In a dynamic, fast-paced company, there always comes a time when you need to handover some thing to someone else. That thing could be a project, a system, a team, someone who reports to you, or even an entire role.

In the last couple of years, I have done this several times–mostly because Monzo had grown. I started a regulatory data project because we were a lean data team, and then handed it over to a new colleague who was hired for that area. I started managing some of our new Data Scientists, and then handed some them over as they moved into newly formed teams or domains. For a while, I was the Data Lead for all of Operations, until we hired someone specifically for that role. Most recently, I stepped into a role where I temporarily wore the Product Manager hat in an Engineering squad in order to ship some much-needed core systems work, and inherited and then handed over a system in within one quarter.

Handovers are never easy. There’s always some uncertainty.
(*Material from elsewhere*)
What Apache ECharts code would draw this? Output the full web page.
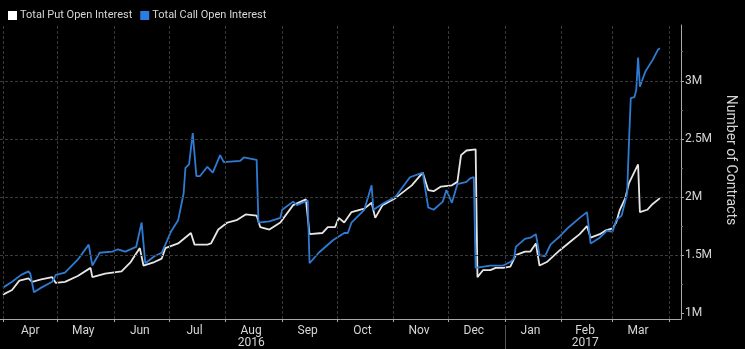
<!DOCTYPE html>
<html><head><meta charset="utf-8">
<script src="https://cdn.jsdelivr.net/npm/echarts@6/dist/echarts.min.js"></script>
<style>html,body{margin:0;padding:0;background:#000;}#c{width:745px;height:349px;}</style>
</head><body><div id="c"></div>
<script>
// ---- data (values in millions of contracts) ----
const putDates = ['2016-04-01','2016-04-06','2016-04-10','2016-04-15','2016-04-17','2016-04-22','2016-04-28','2016-04-30','2016-05-05','2016-05-12','2016-05-19','2016-05-20','2016-05-27','2016-06-05','2016-06-10','2016-06-15','2016-06-17','2016-06-23','2016-06-27','2016-06-29','2016-07-06','2016-07-13','2016-07-15','2016-07-22','2016-07-24','2016-07-28','2016-08-02','2016-08-07','2016-08-12','2016-08-18','2016-08-20','2016-08-25','2016-08-31','2016-09-07','2016-09-14','2016-09-16','2016-09-23','2016-09-26','2016-09-30','2016-10-02','2016-10-05','2016-10-09','2016-10-16','2016-10-20','2016-10-22','2016-10-26','2016-11-02','2016-11-11','2016-11-17','2016-11-20','2016-11-23','2016-11-27','2016-12-03','2016-12-06','2016-12-08','2016-12-11','2016-12-16','2016-12-17','2016-12-20','2016-12-24','2016-12-27','2016-12-31','2017-01-04','2017-01-07','2017-01-12','2017-01-15','2017-01-18','2017-01-20','2017-01-24','2017-01-31','2017-02-07','2017-02-11','2017-02-15','2017-02-17','2017-02-22','2017-02-25','2017-03-01','2017-03-03','2017-03-05','2017-03-08','2017-03-10','2017-03-15','2017-03-16','2017-03-20','2017-03-23','2017-03-27'];
const putValues = [1.16,1.20,1.28,1.30,1.27,1.29,1.31,1.26,1.27,1.32,1.39,1.31,1.34,1.36,1.44,1.56,1.41,1.44,1.47,1.56,1.60,1.69,1.59,1.59,1.60,1.72,1.78,1.80,1.85,1.84,1.74,1.72,1.78,1.93,1.98,1.68,1.69,1.74,1.74,1.82,1.78,1.87,1.90,1.95,1.82,1.93,1.99,2.10,2.21,2.06,2.05,2.09,2.10,2.13,2.36,2.40,2.41,1.31,1.37,1.37,1.39,1.39,1.40,1.50,1.53,1.53,1.60,1.41,1.44,1.54,1.63,1.68,1.75,1.65,1.68,1.71,1.73,1.78,1.89,1.99,2.12,2.28,1.87,1.89,1.94,1.99];
const callDates = ['2016-04-01','2016-04-06','2016-04-11','2016-04-15','2016-04-16','2016-04-18','2016-04-22','2016-04-28','2016-04-30','2016-05-05','2016-05-12','2016-05-18','2016-05-20','2016-05-24','2016-05-31','2016-06-03','2016-06-07','2016-06-13','2016-06-16','2016-06-18','2016-06-23','2016-06-27','2016-06-29','2016-07-02','2016-07-06','2016-07-09','2016-07-10','2016-07-12','2016-07-14','2016-07-16','2016-07-18','2016-07-22','2016-07-25','2016-07-29','2016-07-31','2016-08-09','2016-08-11','2016-08-18','2016-08-19','2016-08-25','2016-08-31','2016-09-01','2016-09-07','2016-09-09','2016-09-15','2016-09-16','2016-09-21','2016-09-29','2016-10-05','2016-10-07','2016-10-09','2016-10-16','2016-10-20','2016-10-21','2016-10-27','2016-11-02','2016-11-10','2016-11-17','2016-11-20','2016-11-23','2016-11-28','2016-11-30','2016-12-03','2016-12-06','2016-12-11','2016-12-13','2016-12-15','2016-12-16','2016-12-24','2016-12-31','2017-01-04','2017-01-06','2017-01-07','2017-01-12','2017-01-15','2017-01-18','2017-01-20','2017-01-23','2017-01-26','2017-01-31','2017-02-05','2017-02-11','2017-02-15','2017-02-17','2017-02-22','2017-02-26','2017-03-01','2017-03-03','2017-03-06','2017-03-09','2017-03-10','2017-03-11','2017-03-13','2017-03-14','2017-03-15','2017-03-16','2017-03-17','2017-03-19','2017-03-23','2017-03-26','2017-03-27'];
const callValues = [1.22,1.27,1.33,1.36,1.34,1.18,1.22,1.27,1.33,1.35,1.46,1.59,1.41,1.52,1.53,1.55,1.53,1.57,1.78,1.43,1.49,1.52,1.59,1.70,1.80,2.03,2.25,2.28,2.55,2.18,2.18,2.26,2.21,2.36,2.30,2.31,2.34,2.32,1.78,1.79,1.82,1.89,1.96,1.93,1.97,1.43,1.52,1.63,1.69,1.69,1.78,1.89,2.10,1.89,1.95,2.00,2.17,2.21,1.91,1.89,1.96,2.06,1.95,2.11,2.13,2.16,2.17,1.39,1.41,1.41,1.44,1.47,1.57,1.64,1.65,1.68,1.50,1.49,1.59,1.66,1.74,1.82,1.87,1.60,1.65,1.71,1.70,1.80,1.84,2.03,2.47,2.85,2.86,2.92,3.20,2.95,2.95,3.08,3.18,3.27,3.28];

const seriesNames = ['Total Put Open Interest','Total Call Open Interest'];
const monthTicks = ['2016-04-01','2016-05-01','2016-06-01','2016-07-01','2016-08-01','2016-09-01','2016-10-01','2016-11-01','2016-12-01','2017-01-01','2017-02-01','2017-03-01','2017-04-01'];
const monthLabelDates = ['2016-04-16','2016-05-15','2016-06-15','2016-07-15','2016-08-15','2016-09-15','2016-10-15','2016-11-15','2016-12-15','2017-01-15','2017-02-14','2017-03-15'];
const monthLabels = ['Apr','May','Jun','Jul','Aug','Sep','Oct','Nov','Dec','Jan','Feb','Mar'];
const yearLabelDates = ['2016-08-15','2017-02-14'];
const yearLabels = ['2016','2017'];
const yearDivider = ['2017-01-01'];
const yTicks = [1,1.5,2,2.5,3];
const yMinorTicks = [1.25,1.75,2.25,2.75,3.25];
const yGridLines = [1.5,2,2.5,3];
const originDate = '2016-04-01';
const xMinDays = -1.6, xMaxDays = 371.5;
const yMin = 0.95, yMax = 3.48;

// day number since originDate (the x axis is a plain value axis in days)
function day(s){
  const p = s.split('-').map(Number), o = originDate.split('-').map(Number);
  return Math.round((Date.UTC(p[0], p[1]-1, p[2]) - Date.UTC(o[0], o[1]-1, o[2])) / 86400000);
}
const pairs = (d, v) => d.map((x, i) => [day(x), v[i]]);

const putColor = '#e6e6e6', callColor = '#2f7bd3', axisColor = '#a8a8a8', textColor = '#d6d6d6', gridColor = '#3a3a3a';
const font = 'Roboto, "Liberation Sans", sans-serif';

const monthTickDays = monthTicks.map(day);
const monthLabelDays = monthLabelDates.map(day);
const yearLabelDays = yearLabelDates.map(day);

const chart = echarts.init(document.getElementById('c'), null, {renderer: 'canvas'});
const base = {type: 'value', min: xMinDays, max: xMaxDays, gridIndex: 0, position: 'bottom'};
chart.setOption({
  backgroundColor: '#000',
  animation: false,
  textStyle: {fontFamily: font},
  legend: {
    data: seriesNames.map(n => ({name: n, icon: 'rect'})),
    left: 3, top: 5, itemWidth: 9, itemHeight: 9, itemGap: 8,
    textStyle: {color: textColor, fontSize: 11, fontFamily: font, padding: [0, 0, 0, -2]}
  },
  grid: {left: 0, right: 56, top: 25, bottom: 30},
  xAxis: [
    Object.assign({}, base, {
      axisLine: {show: true, onZero: false, lineStyle: {color: axisColor, width: 1}},
      axisTick: {show: true, customValues: monthTickDays, length: 3, lineStyle: {color: axisColor}},
      axisLabel: {show: false}, splitLine: {show: false}
    }),
    Object.assign({}, base, {
      axisLine: {show: false, onZero: false}, axisTick: {show: false}, splitLine: {show: false},
      axisLabel: {show: true, customValues: monthLabelDays, color: textColor, fontSize: 12, margin: 6,
        formatter: v => monthLabels[monthLabelDays.indexOf(v)] || ''}
    }),
    Object.assign({}, base, {
      offset: 6,
      axisLine: {show: false, onZero: false}, splitLine: {show: false},
      axisTick: {show: true, customValues: yearDivider.map(day), length: 24, lineStyle: {color: '#555'}},
      axisLabel: {show: true, customValues: yearLabelDays, color: textColor, fontSize: 12, margin: 12,
        formatter: v => yearLabels[yearLabelDays.indexOf(v)] || ''}
    })
  ],
  yAxis: [
    {
      type: 'value', position: 'right', min: yMin, max: yMax,
      axisLine: {show: true, onZero: false, lineStyle: {color: axisColor, width: 1}},
      axisTick: {show: true, customValues: yTicks, length: 3, lineStyle: {color: axisColor}},
      axisLabel: {show: true, customValues: yTicks, color: textColor, fontSize: 12, margin: 4, formatter: v => v + 'M'},
      splitLine: {show: false},
      name: 'Number of Contracts', nameLocation: 'middle', nameRotate: -90, nameGap: 32,
      nameTextStyle: {color: textColor, fontSize: 14, fontFamily: font, padding: [0, 24, 0, 0]}
    },
    {
      type: 'value', position: 'right', min: yMin, max: yMax,
      axisLine: {show: false, onZero: false},
      axisTick: {show: true, customValues: yMinorTicks, length: 2, lineStyle: {color: '#777'}},
      axisLabel: {show: false}, splitLine: {show: false}
    }
  ],
  series: [
    {
      type: 'line', name: '_grid', data: [[0, yMin]], z: 1, silent: true,
      symbol: 'none', showSymbol: false, lineStyle: {opacity: 0}, tooltip: {show: false},
      markLine: {
        silent: true, symbol: ['none', 'none'], animation: false, label: {show: false},
        emphasis: {disabled: true},
        lineStyle: {color: gridColor, type: [3, 2], width: 1},
        data: yGridLines.map(v => ({yAxis: v})).concat(monthTickDays.map(d => ({xAxis: d})))
      }
    },
    {type: 'line', name: seriesNames[0], data: pairs(putDates, putValues), showSymbol: false, symbol: 'none',
      lineStyle: {color: putColor, width: 1.8}, itemStyle: {color: '#ffffff'}, z: 3},
    {type: 'line', name: seriesNames[1], data: pairs(callDates, callValues), showSymbol: false, symbol: 'none',
      lineStyle: {color: callColor, width: 1.8}, itemStyle: {color: '#2a7de1'}, z: 4}
  ]
});
</script></body></html>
There’s a fear of inheriting a thing that is full of hidden surprises when gaining a hat; there’s a worry that the quality or pace of the work is somehow going to suffer when giving it away; that decisions will be rolled back or viewed retrospectively as incorrect. There is definitely an uneasy feeling when handing over a hat or role that has been a big part of your day-to-day (perhaps accompanied with a ‘what am I going to be doing next?’ feeling). Giving away your legos is hard. However, I have yet to see many of these worries turn into anything substantial.

What I have seen more often is that there is a lot of uncertainty with the handover process itself, and it ends up happening too fast or too slow. This is compounded by the fact that multiple handovers may happen at the same time, as you exit one project and enter or start up a different one. Both of these do not set up the folks involved for success: if it happens too fast, the ‘new’ person is dropped into the deep end; if it happens to slow, the ‘old’ person ends up doing two jobs for a long time.

Every time that another handover looms, I tend to recall Kevin Goldsmith’s talk “Using Agile Techniques to Build a More Inclusive Team” from Lead Dev 2018, which was recommended to me by @willpillar.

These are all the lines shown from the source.